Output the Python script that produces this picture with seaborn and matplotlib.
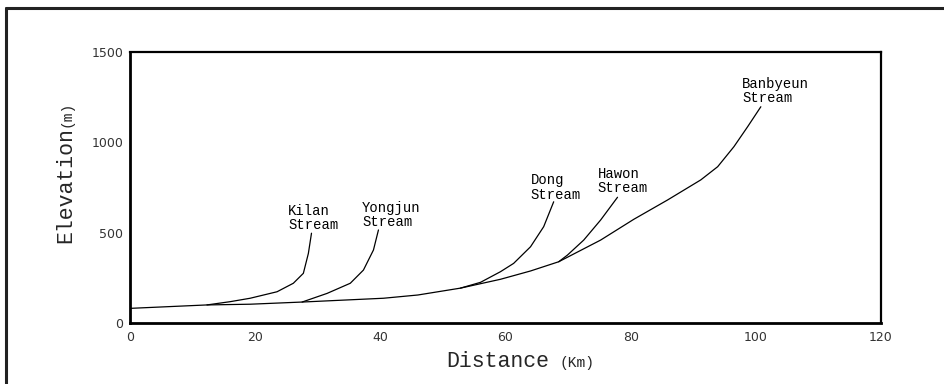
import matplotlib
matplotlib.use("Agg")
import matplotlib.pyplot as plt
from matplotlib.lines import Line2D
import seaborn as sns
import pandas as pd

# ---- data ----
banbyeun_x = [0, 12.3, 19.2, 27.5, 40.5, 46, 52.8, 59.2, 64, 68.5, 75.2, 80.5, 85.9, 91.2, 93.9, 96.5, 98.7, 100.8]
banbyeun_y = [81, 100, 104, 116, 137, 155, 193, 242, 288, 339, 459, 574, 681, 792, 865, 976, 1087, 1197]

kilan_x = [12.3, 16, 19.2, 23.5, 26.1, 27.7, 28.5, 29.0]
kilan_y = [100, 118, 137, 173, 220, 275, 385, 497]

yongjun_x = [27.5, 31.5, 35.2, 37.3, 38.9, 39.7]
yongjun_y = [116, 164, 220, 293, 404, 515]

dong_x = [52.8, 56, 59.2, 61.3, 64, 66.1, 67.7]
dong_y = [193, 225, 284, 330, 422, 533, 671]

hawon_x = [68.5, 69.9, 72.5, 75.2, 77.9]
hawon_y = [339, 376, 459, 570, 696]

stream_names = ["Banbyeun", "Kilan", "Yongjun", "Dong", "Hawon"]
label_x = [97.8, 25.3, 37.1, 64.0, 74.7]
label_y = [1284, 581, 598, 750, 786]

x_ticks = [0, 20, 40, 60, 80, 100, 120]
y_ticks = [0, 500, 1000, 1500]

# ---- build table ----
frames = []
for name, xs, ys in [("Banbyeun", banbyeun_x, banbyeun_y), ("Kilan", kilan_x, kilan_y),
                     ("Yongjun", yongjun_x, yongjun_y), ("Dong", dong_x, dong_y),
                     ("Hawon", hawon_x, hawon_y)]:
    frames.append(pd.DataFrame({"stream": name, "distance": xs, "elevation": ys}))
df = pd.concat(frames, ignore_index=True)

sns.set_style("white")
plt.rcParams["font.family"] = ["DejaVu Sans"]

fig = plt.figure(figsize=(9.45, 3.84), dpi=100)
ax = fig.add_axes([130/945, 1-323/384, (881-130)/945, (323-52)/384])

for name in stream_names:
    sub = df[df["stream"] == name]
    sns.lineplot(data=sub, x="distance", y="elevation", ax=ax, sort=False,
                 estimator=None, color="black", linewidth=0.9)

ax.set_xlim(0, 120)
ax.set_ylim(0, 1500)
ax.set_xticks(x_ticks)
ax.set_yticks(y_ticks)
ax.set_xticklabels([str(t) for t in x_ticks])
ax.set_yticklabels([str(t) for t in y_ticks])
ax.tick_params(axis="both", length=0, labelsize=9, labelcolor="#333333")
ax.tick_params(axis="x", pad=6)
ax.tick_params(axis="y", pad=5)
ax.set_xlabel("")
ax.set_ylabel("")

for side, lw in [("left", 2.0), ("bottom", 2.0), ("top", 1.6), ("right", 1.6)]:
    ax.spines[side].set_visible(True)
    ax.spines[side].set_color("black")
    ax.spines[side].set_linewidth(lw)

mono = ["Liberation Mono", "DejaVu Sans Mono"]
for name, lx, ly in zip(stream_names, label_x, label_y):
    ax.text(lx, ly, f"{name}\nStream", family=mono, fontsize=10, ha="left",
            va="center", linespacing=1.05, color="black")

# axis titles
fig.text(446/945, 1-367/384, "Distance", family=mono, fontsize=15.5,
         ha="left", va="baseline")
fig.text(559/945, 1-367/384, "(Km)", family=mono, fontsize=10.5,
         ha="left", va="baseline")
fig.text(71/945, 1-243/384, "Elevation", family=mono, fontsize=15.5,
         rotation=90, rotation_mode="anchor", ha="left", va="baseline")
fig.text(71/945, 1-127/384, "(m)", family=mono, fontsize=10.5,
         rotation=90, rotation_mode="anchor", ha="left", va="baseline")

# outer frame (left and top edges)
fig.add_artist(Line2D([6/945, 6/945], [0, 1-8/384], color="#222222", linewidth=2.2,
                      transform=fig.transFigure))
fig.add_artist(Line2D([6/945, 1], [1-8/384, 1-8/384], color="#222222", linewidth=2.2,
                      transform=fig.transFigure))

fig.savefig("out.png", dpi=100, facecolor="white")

◆ ◆ ◆ ◆ ◆ ◆ ◆

◆ To do
Looking at the data above, show all lines where the word "matplotlib" occurs.

◆ Task solution
Output the Python script that produces this picture with seaborn and matplotlib.
import matplotlib
matplotlib.use("Agg")
import matplotlib.pyplot as plt
from matplotlib.lines import Line2D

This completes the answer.